15 November 2024

Herbstspaziergang

Es ist alles nebelfeucht. Die Kälte dringt nach wenigen Schritten hinter der Haustür schon durch meine Jacke, schonungslos kühlt sie meine Hände aus. Auf der Straße die Blätter, an einigen Stellen als dünne Schicht, dann wieder als kleine Haufen. Die Bäume kahl, wie um Gnade bettelnd strecken sie ihre dürren Äste in den Himmel.

Herbstspaziergang
Die Luft ist frisch, scharf spüre ich sie, wenn ich sie durch die Nase einsauge. Vor meinem Gesicht steigt sie beim Ausatmen als dichter Nebel auf, noch schlechter die Sicht dann, fast möchte ich die Augen schließen, sehe ich doch ohnehin kaum etwas. Da vorne ein geparktes Auto, das muss ich noch umrunden, bevor ich in den Wald abbiege.

Ein kleiner ausgetrockneter Bachlauf trennt mich jetzt vom feuchten Waldboden, Pilze hier und da, aber selbst der Geruch scheint sich durch den Nebel zurückgezogen zu haben. Alles ist tot und was nicht tot ist liegt im Sterben. Die Baumgipfel sind nicht zu erkennen, zu nebelig ist es hier, fast kann ich sprichwörtlich die Hand nicht vor den Augen sehen.

Die Gedanken sind träge, auch in meinem Kopf fehlt die sommerliche Bewegungslust, ist es die Kälte oder der Nebel, jedenfalls ein wenig orientierungslos irren die Gedanken umher. Es ist diese Orientierungslosigkeit, die solch einen Nebeltag ausmacht, nur wenige Schritte voraus ist überhaupt ein Weg zu erkennen, und den kann ich auch nur laufen, weil ich ihn schon so oft zurückgelegt habe.
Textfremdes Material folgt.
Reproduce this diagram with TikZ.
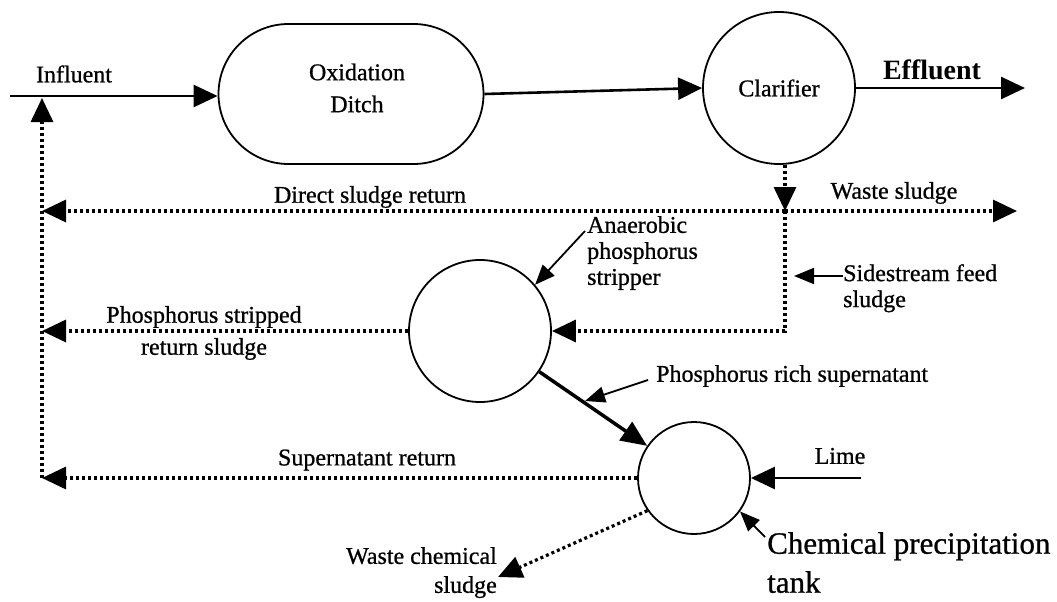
\documentclass[tikz,border=0pt]{standalone}
\usepackage{fontspec}
\setmainfont{Liberation Serif}
% slightly heavier face for the labels
\newfontfamily\heavyserif{Liberation Serif}[FakeBold=0.8]
\usetikzlibrary{arrows.meta}
\begin{document}
\begin{tikzpicture}[x=1pt,y=-1pt,
  lbl/.style={font=\heavyserif\fontsize{24}{26}\selectfont, inner sep=0pt},
  tank/.style={draw, circle, line width=1.8pt, inner sep=0pt},
  flow/.style={line width=2.6pt, -{Triangle[length=24pt,width=22pt]}},
  dots/.style={line width=3.2pt, dash pattern=on 3pt off 3pt},
  dotflow/.style={dots, -{Triangle[length=24pt,width=22pt]}},
  pointer/.style={line width=1.8pt, -{Triangle[length=20pt,width=16pt]}},
]
\useasboundingbox (0,0) rectangle (1057,602);

% process units
\node[draw, line width=1.8pt, rounded corners=70pt, minimum width=265pt, minimum height=140pt] (ditch) at (351,94) {};
\node[lbl, font=\heavyserif\fontsize{24}{32}\selectfont, align=center] (ditchtxt) at (357,88) {Oxidation\\Ditch};
\node[tank, minimum size=152pt, lbl] (clar) at (779,88) {Clarifier};
\node[tank, minimum size=142pt] (strip) at (480,331) {};
\node[tank, minimum size=112pt] (prec) at (694,478) {};

% free ends of the flow lines
\coordinate (inlet) at (10,96);
\coordinate (outlet) at (1025,88);
\coordinate (junc) at (785,211);
\coordinate (wasteend) at (1017,211);
\coordinate (retDirect) at (42,211);
\coordinate (retStrip) at (42,331);
\coordinate (retSuper) at (42,478);
\coordinate (retTop) at (42,98);
\coordinate (limeIn) at (861,478);
\coordinate (wasteChem) at (498,577);

% main line
\draw[flow] (inlet) -- (ditch.west |- inlet);
\draw[flow] (ditch.east) -- (clar.west);
\draw[flow] (clar.east) -- (outlet);

% sludge lines
\draw[dotflow] (junc |- clar.south) -- (junc);
\draw[dotflow] (junc) -- (retDirect);
\draw[dotflow] (junc) -- (wasteend);
\draw[dotflow] (junc) |- (strip.east);
\draw[dotflow] (strip.west) -- (retStrip);
\draw[dotflow] (prec.west) -- (retSuper);
\draw[dotflow] (retSuper) -- (retTop);
\draw[dotflow] (prec.215) -- (wasteChem);

% supernatant and lime
\draw[line width=3.5pt, -{Triangle[length=26pt,width=22pt]}] (strip) -- (prec);
\draw[flow] (limeIn) -- (prec.east);

% flow labels
\node[lbl] (inlbl) at (74,74) {Influent};
\node[lbl, font=\fontsize{28}{30}\selectfont\bfseries] (efflbl) at (932,70) {Effluent};
\node[lbl] (directlbl) at (370,197) {Direct sludge return};
\node[lbl] (wastelbl) at (894,193) {Waste sludge};
\node[lbl, font=\heavyserif\fontsize{24}{32}\selectfont, align=center] (pstriplbl) at (204,333) {Phosphorus stripped\\return sludge};
\node[lbl] (superlbl) at (367,460) {Supernatant return};
\node[lbl] (limelbl) at (840,456) {Lime};
\node[lbl, font=\heavyserif\fontsize{24}{29}\selectfont, align=right, anchor=north east] (wclbl) at (497,547) {Waste chemical\\sludge};

% callouts
\node[lbl, align=left, anchor=north west] (anlbl) at (587,216) {Anaerobic\\phosphorus\\stripper};
\coordinate (anTail) at (585,231);
\draw[pointer] (anTail) -- (strip.40);

\node[lbl, align=left, anchor=north west] (sidelbl) at (843,264) {Sidestream feed\\sludge};
\coordinate (sideTail) at (843,276);
\coordinate (sideTip) at (794,276);
\draw[pointer] (sideTail) -- (sideTip);

\node[lbl, anchor=west] (richlbl) at (656,376) {Phosphorus rich supernatant};
\coordinate (richTail) at (648,380);
\coordinate (richTip) at (585,401);
\draw[pointer] (richTail) -- (richTip);

\node[lbl, font=\heavyserif\fontsize{31}{39}\selectfont, align=left, anchor=north west] (chemlbl) at (767,532) {Chemical precipitation\\tank};
\coordinate (chemTail) at (765,537);
\draw[pointer] (chemTail) -- (prec.-36);
\end{tikzpicture}
\end{document}
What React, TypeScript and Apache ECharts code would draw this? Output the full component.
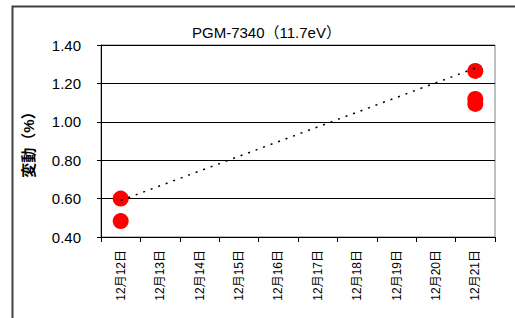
import React, { useEffect, useRef } from "react";
import * as echarts from "echarts";

const categories = ["12月12日", "12月13日", "12月14日", "12月15日", "12月16日", "12月17日", "12月18日", "12月19日", "12月20日", "12月21日"];
const pointsDay = ["12月12日", "12月12日", "12月21日", "12月21日", "12月21日"];
const pointsValue = [0.6, 0.483, 1.265, 1.119, 1.093];
const trendDay = ["12月12日", "12月21日"];
const trendValue = [0.59, 1.28];
const yTicks = { min: 0.4, max: 1.4, interval: 0.2 };

export default function App() {
  const ref = useRef<HTMLDivElement>(null);
  useEffect(() => {
    const chart = echarts.init(ref.current!, null, { renderer: "svg" });
    const font = "'Liberation Sans', 'Noto Sans CJK JP', sans-serif";
    chart.setOption({
      animation: false,
      backgroundColor: "#fff",
      title: {
        text: "PGM-7340（11.7eV）",
        left: 187,
        top: 20,
        textStyle: { fontFamily: font, fontSize: 15, fontWeight: "normal", color: "#000" },
      },
      graphic: [
        {
          type: "rect",
          shape: { x: 12.5, y: 6.5, width: 700, height: 500 },
          style: { fill: "none", stroke: "#404040", lineWidth: 2 },
          silent: true,
        },
      ],
      grid: { left: 101, top: 45, width: 394, height: 192, show: true, borderColor: "#808080", borderWidth: 1 },
      xAxis: {
        type: "category",
        data: categories,
        boundaryGap: true,
        axisLine: { lineStyle: { color: "#000", width: 1 } },
        axisTick: { show: true, length: 5, lineStyle: { color: "#000" } },
        axisLabel: { rotate: 90, fontSize: 12, color: "#000", fontFamily: font, margin: 13 },
        splitLine: { show: false },
      },
      yAxis: {
        type: "value",
        min: yTicks.min,
        max: yTicks.max,
        interval: yTicks.interval,
        name: "変動（%）",
        nameLocation: "middle",
        nameRotate: 90,
        nameGap: 65,
        nameTextStyle: { fontFamily: font, fontSize: 15, fontWeight: "bold", color: "#000" },
        axisLine: { show: true, lineStyle: { color: "#000", width: 1 } },
        axisTick: { show: true, length: 4, inside: false, lineStyle: { color: "#000" } },
        axisLabel: {
          fontSize: 15,
          color: "#000",
          fontFamily: font,
          margin: 20,
          formatter: (v: number) => v.toFixed(2),
        },
        splitLine: { show: true, lineStyle: { color: "#000", width: 1 } },
      },
      series: [
        {
          type: "line",
          data: trendDay.map((d, i) => [d, trendValue[i]]),
          showSymbol: false,
          symbol: "none",
          lineStyle: { color: "#000", width: 1.5, type: [2, 6] },
          z: 3,
        },
        {
          type: "scatter",
          data: pointsDay.map((d, i) => [d, pointsValue[i]]),
          symbol: "circle",
          symbolSize: 16,
          itemStyle: { color: "#ff0000", opacity: 1 },
          z: 2,
        },
      ],
    });
    return () => chart.dispose();
  }, []);
  return <div ref={ref} style={{ position: "fixed", left: 0, top: 0, width: 515, height: 318 }} />;
}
Ich schaue mich um, ebenfalls diese trübe Suppe, immerhin ein paar Lichter zu erkennen, die von der Siedlung wohl bis in den Wald strahlen. Um nicht gegen einen Baum zu laufen schaue ich wieder nach vorne, aber meine Gedanken bleiben zurück, werden ebenso trübe wie die Welt um mich herum. Ich stolpere in Stufen der Melancholie in einen Trauermodus, komme vom Wetter auf das Leben im Allgemeinen und dieses Jahr im Besonderen.

Bin ich am Sommer vorbei, frage ich mich und schon fällt mir auf, wie orientierungslos auch der Lebensherbst sein kann. Nichts Aufblühendes, nichts Sonnenstrahlendes, einfach nur Niedergeschlagenheit wegen der fehlenden Perspektive. Kein Baum, an dem man sich in der Landschaft orientieren könnte, kein Feld, das bestellt werden müsste, kein erkennbares Ziel, das es zu erreichen gilt.

Lohnt es sich, weiterzulaufen, die deutlich stechende Kälte zu ertragen oder den Rückzug anzutreten in das warme Haus. Schwermütig, geradezu depressiv schwanken die Überlegungen weiter zwischen meinem aktuellen Umfeld und der Betrachtung meines Lebens. Ist die Rückkehr ins Haus der Versuch, in den Schoß meiner Mutter zurückzukommen, mir die Decke über den Kopf zu ziehen jedenfalls? Oder ist es wie mit den Pflanzen der Eintritt in eine neue Phase, in der ich mich von den Strapazen des Sommers erhole, Kraft schöpfe und mit neuer Energie in das Frühjahr starte?

Immer tiefer versinke ich in Selbstmitleid, traurigen Erinnerungen an Sommer, Sonne, Fröhlichkeit. Und in genau diesem Moment kommt mir auf einmal ein wärmender Gedanke in den Sinn. Sonne, das ist Antriebskraft, nicht nur für die Pflanzen, auch für mich, auch für meine Laune. Fast scheint der bloße Gedanke mich jetzt wieder ein wenig zu erwärmen, weicht ein bisschen Kälte aus meinen Knochen. Die Stimmung hellt sich auf, ein wenig scheint sich selbst der Nebel um mich zu lichten.

Sonne also, ein Lichtblick, wörtlich genommen, eine Orientierung wieder in der Gleichförmigkeit der nebelgrauen Landschaft. Brüder, zur Sonne flüstere ich leise vor mich hin, niemand kann mich hier hören, oder vielleicht doch, denn unbemerkt bin ich wieder aus dem Wald herausgetreten, fühle, wie sich ein Lächeln auf meinem Gesicht breit macht und die Haut spannt in der Kälte.